An article in the Washington Post about this latest print casualty doesn’t discuss whether the owner of the News complied with the Worker Adjustment and Retraining Notification Act (WARN), but it caused me to think once again that with all the layoffs and business closures occurring these days, employers need to beware of WARN. (For a previous post and a New York Times article about a WARN situation that occurred in Chicago last December, click here and here.)

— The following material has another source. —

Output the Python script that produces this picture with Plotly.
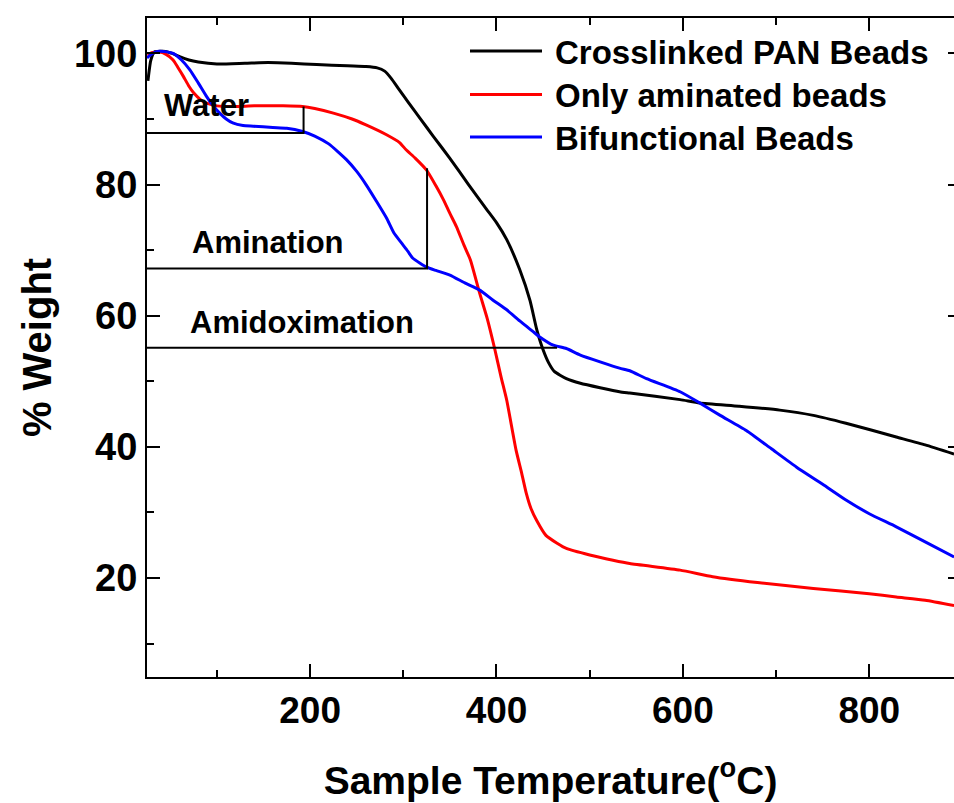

If you have 100 or more full-time employees, you’re covered by WARN, and you are required to give 60 days’ advance notice of a plant closing or mass layoff. A plant closing is a shutdown of a single site of employment that results in a layoff or termination of 50 or more full-time employees during a 30-day period. A mass layoff occurs when 33% of full-time employees at a single site of employment are let go — if 33% equals at least 50 employees. If you are a large employer and a layoff affects 500 or more employees during a 30 day period, that automatically qualifies as a mass layoff.

One problem, of course, with WARN is that an employer may not know 60 days in advance that a closing or layoff is going to be necessary. There are exceptions, perhaps most noticeably one that gives an employer an out if the closing or layoff is due to “unforeseeable business circumstances.”

With all the noise about layoffs and job losses right now, it seems likely that WARN will finally have its day in the sun. Before you announce a closing or layoff, get some legal advice.